Thanks for you assistance Hal. 

*There has to be some sort of bug.* I did a fresh install of Linux Mint 18.1 xfce (Dell Inspiron C521) desktop: Installing only the updates required. The boot-up times are just as long 1 minute plus. If I don't required a password (no login) it takes one minute twenty-five seconds give or take. Boot-up never goes straight to the desktop... but the screen that counts down from 10 seconds and/or ask to hit F1 to login (user name) and password.

If install a password protect during set-up... the desktop boots-up slowly one minute and ~twenty-five seconds: This time I don't see the ten second count down, I don't know what gives. Mint is performing like Windows. haha.

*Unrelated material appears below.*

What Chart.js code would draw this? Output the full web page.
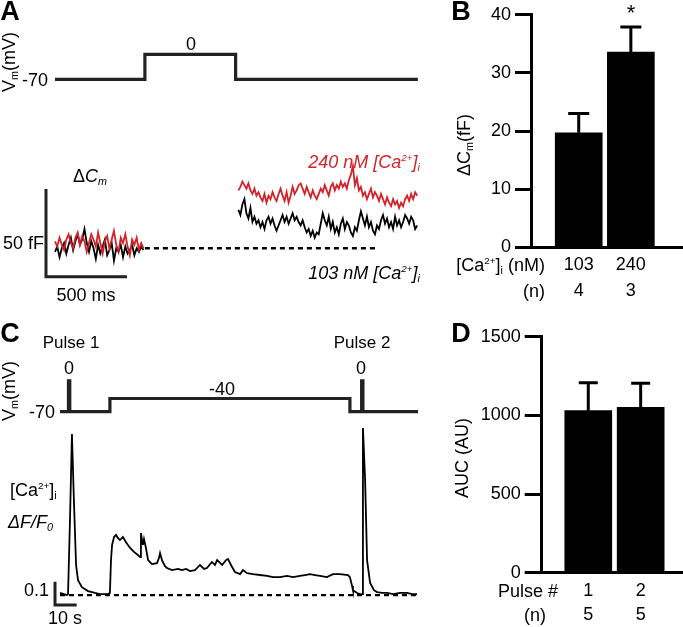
<!DOCTYPE html>
<html><head><meta charset="utf-8">
<script src="https://cdn.jsdelivr.net/npm/chart.js@4.4.0/dist/chart.umd.min.js"></script>
<style>
html,body{margin:0;padding:0;background:#fff;}
#fig{position:relative;width:683px;height:627px;overflow:hidden;font-family:'Liberation Sans',Arial,Helvetica,sans-serif;color:#000;}
canvas{position:absolute;}
.t{position:absolute;white-space:nowrap;font-size:18px;line-height:1;}
.c{transform:translate(-50%,-50%);}
.r{transform:translate(-100%,-50%);}
.l{transform:translate(0,-50%);}
.rot{transform:translate(-50%,-50%) rotate(-90deg);}
.sb{font-size:60%;vertical-align:-0.3em;line-height:0;}
.sp{font-size:55%;vertical-align:0.75em;line-height:0;}
.lt{font-weight:bold;font-size:27px;}
.red{color:#d2232a;}
</style></head>
<body><div id="fig">
<canvas id="cAV" width="450" height="120" style="left:0;top:0"></canvas>
<canvas id="cAC" width="450" height="190" style="left:0;top:120px"></canvas>
<canvas id="cB" width="233" height="310" style="left:450px;top:0"></canvas>
<canvas id="cCV" width="450" height="90" style="left:0;top:340px"></canvas>
<canvas id="cCA" width="450" height="207" style="left:0;top:420px"></canvas>
<canvas id="cD" width="233" height="312" style="left:450px;top:315px"></canvas>

<div class="t lt c" style="left:10px;top:11px">A</div>
<div class="t rot" style="left:9px;top:62px">V<span class="sb">m</span>(mV)</div>
<div class="t r" style="left:48px;top:80px">-70</div>
<div class="t c" style="left:191px;top:44px">0</div>
<div class="t l" style="left:73px;top:176px">Δ<i>C<span class="sb">m</span></i></div>
<div class="t r" style="left:44px;top:243px">50 fF</div>
<div class="t c" style="left:86px;top:295px">500 ms</div>
<div class="t r red" style="left:420px;top:162px"><i>240 nM [Ca<span class="sp">2+</span>]<span class="sb">i</span></i></div>
<div class="t r" style="left:420px;top:273px"><i>103 nM [Ca<span class="sp">2+</span>]<span class="sb">i</span></i></div>

<div class="t lt c" style="left:461px;top:11px">B</div>
<div class="t rot" style="left:464px;top:145px">ΔC<span class="sb">m</span>(fF)</div>
<div class="t c" style="left:631px;top:13px;font-size:22px">*</div>
<div class="t r" style="left:545px;top:265px">[Ca<span class="sp">2+</span>]<span class="sb">i</span> (nM)</div>
<div class="t r" style="left:545px;top:291px">(n)</div>

<div class="t lt c" style="left:10px;top:333px">C</div>
<div class="t c" style="left:71px;top:342px;font-size:17px">Pulse 1</div>
<div class="t c" style="left:362px;top:342px;font-size:17px">Pulse 2</div>
<div class="t rot" style="left:9px;top:391px">V<span class="sb">m</span>(mV)</div>
<div class="t c" style="left:69px;top:368px">0</div>
<div class="t c" style="left:361px;top:368px">0</div>
<div class="t c" style="left:222px;top:389px">-40</div>
<div class="t r" style="left:55px;top:412px">-70</div>
<div class="t l" style="left:10px;top:490px">[Ca<span class="sp">2+</span>]<span class="sb">i</span></div>
<div class="t l" style="left:8px;top:522px"><i>ΔF/F<span class="sb">0</span></i></div>
<div class="t r" style="left:49px;top:590px">0.1</div>
<div class="t c" style="left:65px;top:618px">10 s</div>

<div class="t lt c" style="left:461px;top:333px">D</div>
<div class="t rot" style="left:462px;top:458px">AUC (AU)</div>
<div class="t r" style="left:558px;top:591px">Pulse #</div>
<div class="t r" style="left:546px;top:615px">(n)</div>
</div>
<script>
// ---------- Panel A: voltage protocol (ms, mV) ----------
const protoA_t = [0, 555, 555, 1115, 1115, 2240];
const protoA_mV = [-70, -70, 0, 0, -70, -70];
// ---------- Panel A: capacitance traces (fF) ----------
const capEarly_t0 = 0, capEarly_dt = 14;     // ms
const capLate_t0 = 1132, capLate_dt = 12.4;  // ms
const cap240_early = [4, 1, 6, 2, -1, 5, 8, 3, 0, 6, 9, 2, 7, 4, -2, 3, 8, 5, 1, 9, 3, -3, 4, 7, 0, 5, 10, 2, -2, 6, 3, 8, 1, -4, 5, 2, 6, -1, 3, 0];
const cap103_early = [-2, 1, -5, 0, 3, -3, 2, 6, -1, 4, 8, 2, 5, 11, 3, -2, 4, 0, -6, 2, -3, 1, 5, -4, -1, 3, -7, 0, -2, 2, -5, 1, -3, -1, 2, -4, 0, -2, 1, -1];
const cap240_late = [33, 35, 38, 36, 34, 37, 33, 31, 34, 30, 32,
  29, 27, 31, 26, 30, 28, 32, 29, 27, 31,
  34, 30, 27, 32, 26, 30, 35, 31, 33, 36,
  37, 34, 31, 35, 32, 29, 33, 30, 28, 31,
  34, 32, 36, 33, 30, 35, 37, 33, 36, 34,
  38, 35, 37, 34, 39, 42, 47, 36, 40, 33,
  35, 30, 32, 28, 31, 34, 29, 32, 30, 27,
  31, 28, 25, 29, 26, 24, 28, 25, 27, 23,
  26, 24, 28, 30, 27, 31, 28, 32, 30];
const cap103_late = [22, 19, 25, 28, 20, 17, 23, 15, 18, 14, 16,
  12, 15, 11, 16, 18, 14, 17, 13, 10, 13,
  16, 19, 15, 18, 14, 17, 20, 16, 18, 15,
  13, 16, 12, 9, 11, 7, 10, 6, 9, 8,
  14, 20, 16, 13, 18, 11, 15, 9, 12, 8,
  14, 17, 11, 15, 13, 9, 7, 12, 10, 16,
  21, 17, 13, 18, 12, 15, 10, 8, 13, 11,
  16, 19, 14, 17, 12, 15, 11, 18, 13, 16,
  12, 15, 19, 17, 14, 18, 16, 11, 13];
const capBase_t = [555, 1994];
const scaleBarA = {t: -55.6, y: -16.2, dt: 500, dy: 50}; // 500 ms, 50 fF
// ---------- Panel B ----------
const bCats = ['103', '240'];
const bN = ['4', '3'];
const bMean = [19.7, 33.6];
const bSem = [3.3, 4.3];
// ---------- Panel C: voltage protocol (s, mV) ----------
const protoC_t = [0, 3.9, 3.9, 4.5, 4.5, 23.0, 23.0, 133.6, 133.6, 139.0, 139.0, 139.6, 139.6, 165];
const protoC_mV = [-70, -70, 0, 0, -70, -70, -40, -40, -70, -70, 0, 0, -70, -70];
// ---------- Panel C: [Ca2+]i  dF/F0 trace ----------
const ca_t = [0, 1.8, 3.2, 3.7, 4.6, 5.5, 6.4, 7.4, 8.3, 10.1,
  12.9, 16.1, 18.4, 22.1, 23.0, 23.5, 24.0, 24.9, 25.8, 26.7,
  27.6, 29.0, 30.4, 32.3, 34.1, 35.9, 36.9, 37.3, 37.8, 38.2,
  38.7, 39.6, 40.6, 42.4, 44.7, 45.6, 46.1, 47.0, 48.4, 49.3,
  51.6, 54.4, 56.2, 58.1, 59.9, 62.2, 64.5, 66.4, 67.7, 70.0,
  71.4, 72.4, 73.3, 74.7, 76.5, 77.4, 78.8, 80.6, 83.0, 84.3,
  86.2, 88.9, 92.2, 95.4, 98.2, 101.4, 104.6, 107.4, 110.6, 112.9,
  115.2, 117.5, 119.8, 123.0, 125.8, 129.0, 132.7, 133.6, 134.6, 135.0,
  136.9, 138.2, 139.2, 139.6, 140.6, 141.5, 142.9, 144.7, 146.1, 148.4,
  150.7, 153.5, 156.7, 159.9, 162.2, 164.5];
const ca_dff = [0.009, 0.004, 0, 0.004, 0.322, 0.691, 0.408, 0.129, 0.064, 0.034,
  0.017, 0.009, 0.004, 0.004, 0.009, 0.150, 0.215, 0.249, 0.258, 0.245,
  0.236, 0.249, 0.227, 0.202, 0.185, 0.172, 0.163, 0.266, 0.236, 0.215,
  0.240, 0.202, 0.150, 0.133, 0.137, 0.159, 0.180, 0.150, 0.124, 0.116,
  0.107, 0.112, 0.107, 0.112, 0.103, 0.107, 0.129, 0.112, 0.116, 0.142,
  0.129, 0.150, 0.142, 0.129, 0.150, 0.155, 0.129, 0.099, 0.090, 0.107,
  0.094, 0.090, 0.086, 0.082, 0.077, 0.077, 0.082, 0.077, 0.082, 0.086,
  0.090, 0.086, 0.082, 0.077, 0.090, 0.090, 0.086, 0.077, 0.039, 0.021,
  0.009, 0.004, 0.004, 0.717, 0.494, 0.150, 0.052, 0.021, 0.013, 0.009,
  0.009, 0.004, 0.009, 0.009, 0.004, 0.004];
const caBase_t = [0, 165];
const scaleBarC = {t: -2.3, y: -0.043, dt: 10, dy: 0.1}; // 10 s, 0.1 dF/F0
// ---------- Panel D ----------
const dCats = ['1', '2'];
const dN = ['5', '5'];
const dMean = [1030, 1051];
const dSem = [178, 153];

// =====================================================
const FONT = "'Liberation Sans', Arial, Helvetica, sans-serif";
Chart.defaults.font.family = FONT;
Chart.defaults.font.size = 18;
Chart.defaults.color = '#000';
const RED = '#d2232a';

const basePlugins = {legend: {display: false}, tooltip: {enabled: false}};
const pts = (ts, vs) => ts.map((t, i) => ({x: t, y: vs[i]}));
const sampled = (t0, dt, vs) => vs.map((v, i) => ({x: t0 + i * dt, y: v}));
const bar = sb => [{x: sb.t, y: sb.y + sb.dy}, {x: sb.t, y: sb.y}, {x: sb.t + sb.dt, y: sb.y}];
function line(data, color, width, dash) {
  return {data, borderColor: color, borderWidth: width, borderDash: dash || [], pointRadius: 0,
    fill: false, tension: 0, borderJoinStyle: 'miter', borderCapStyle: 'butt', clip: false};
}
function traceChart(id, datasets, xr, yr) {
  return new Chart(document.getElementById(id), {
    type: 'line', data: {datasets},
    options: {responsive: false, animation: false, devicePixelRatio: 1, events: [],
      layout: {padding: 0}, plugins: basePlugins,
      scales: {x: {type: 'linear', display: false, min: xr[0], max: xr[1]},
               y: {type: 'linear', display: false, min: yr[0], max: yr[1]}}}
  });
}

// Panel A
traceChart('cAV', [line(pts(protoA_t, protoA_mV), '#222', 3.2)], [-339.5, 2438.3], [-184.0, 152.1]);
traceChart('cAC', [
  line(sampled(capEarly_t0, capEarly_dt, cap240_early), RED, 1.8),
  line(sampled(capEarly_t0, capEarly_dt, cap103_early), '#000', 1.8),
  line(sampled(capLate_t0, capLate_dt, cap240_late), RED, 1.8),
  line(sampled(capLate_t0, capLate_dt, cap103_late), '#000', 1.8),
  line(pts(capBase_t, [0, 0]), '#000', 2.5, [5, 4]),
  line(bar(scaleBarA), '#222', 3)
], [-339.5, 2438.3], [-35.18, 73.15]);

// Panel C
traceChart('cCV', [line(pts(protoC_t, protoC_mV), '#222', 3.2)], [-27.65, 179.72], [-111.6, 92.95]);
traceChart('cCA', [
  line(pts(caBase_t, [0, 0]), '#000', 2.2, [5, 4]),
  line(pts(ca_t, ca_dff), '#000', 1.8),
  line(bar(scaleBarC), '#222', 3)
], [-27.65, 179.72], [-0.137, 0.751]);

// Error bar plugin
const errPlugin = {
  id: 'errbars',
  afterDatasetsDraw(chart) {
    const ds = chart.data.datasets[0];
    const meta = chart.getDatasetMeta(0), ys = chart.scales.y, ctx = chart.ctx;
    ctx.save(); ctx.strokeStyle = '#000'; ctx.lineWidth = 3;
    meta.data.forEach((b, i) => {
      const top = ys.getPixelForValue(ds.data[i].y + ds.errors[i]);
      ctx.beginPath();
      ctx.moveTo(b.x, b.y); ctx.lineTo(b.x, top);
      ctx.moveTo(b.x - ds.cap / 2, top); ctx.lineTo(b.x + ds.cap / 2, top);
      ctx.stroke();
    });
    ctx.restore();
  }
};
function barChart(id, o) {
  const fixX = s => { s.min = o.xr[0]; s.max = o.xr[1]; };
  return new Chart(document.getElementById(id), {
    type: 'bar',
    data: {datasets: [{data: o.mean.map((v, i) => ({x: i + 1, y: v})), errors: o.sem, cap: o.cap,
      backgroundColor: '#000', borderWidth: 0, barThickness: o.barW}]},
    options: {responsive: false, animation: false, devicePixelRatio: 1, events: [],
      layout: {padding: {top: o.top, left: 0, right: 0, bottom: 0}},
      plugins: basePlugins,
      scales: {
        x: {type: 'linear', min: o.xr[0], max: o.xr[1], offset: false, bounds: 'data',
          afterDataLimits: fixX,
          afterBuildTicks: s => { s.ticks = o.mean.map((v, i) => ({value: i + 1})); fixX(s); },
          afterFit: s => { s.height = o.xh; },
          grid: {display: false, drawTicks: false, offset: false},
          border: {display: true, width: 3, color: '#000'},
          ticks: {autoSkip: false, maxRotation: 0, minRotation: 0, padding: o.xpad,
            font: {size: 18, lineHeight: o.lh}, color: '#000',
            callback: v => [o.cats[Math.round(v) - 1], o.n[Math.round(v) - 1]]}},
        y: {min: 0, max: o.ymax,
          afterFit: s => { s.width = o.yw; },
          ticks: {stepSize: o.step, padding: o.ypad, font: {size: 18}, color: '#000', callback: v => String(v)},
          grid: {display: true, drawOnChartArea: false, drawTicks: true, tickLength: o.tl, tickWidth: 3, tickColor: '#000'},
          border: {display: true, width: 3, color: '#000'}}
      }},
    plugins: [errPlugin]
  });
}
barChart('cB', {mean: bMean, sem: bSem, cats: bCats, n: bN, xr: [0.085, 3.0], top: 10.5, yw: 81, xh: 62.7,
  barW: 47, cap: 21, ymax: 40, step: 10, tl: 16, ypad: 4, xpad: 5, lh: 26 / 18});
barChart('cD', {mean: dMean, sem: dSem, cats: dCats, n: dN, xr: [0.111, 2.808], top: 21.7, yw: 91.7, xh: 54.3,
  barW: 47, cap: 19, ymax: 1500, step: 500, tl: 17, ypad: 4, xpad: 6, lh: 24 / 18});
</script>
</body></html>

I'm going to do a fresh install on my HP Linux mint xfce laptop... its just too much stuff running. How can I see what's starting at boot-up? I'm to install Linux Mint xfce 18 and see if this was an issue... I don't recall my HP Mint 18 xfce having these issues. 

Thank you.


I


----------



## hal8000 (Dec 23, 2006)

Linux Mint 18.1 is the first system to boot using systemd. The previous versions up to 17.3 use standard init scripts, so could be a bug, in Mint 18.1

Make sure you have installed to linux partitions, and this is not virtuailisaion, emulation or installed on some emulator.

To show what's running at startup post the output of

systemd-analyze

then

systemd-analyze blame

Post the last command between the code tags in the menu as it could generate a lot of output.
Your previous list showed ntp (network time protocol taking 3 minutes). This can be caused by a slow mirror or slow network time server, but many on the Mint forum have also reported long boot times.


----------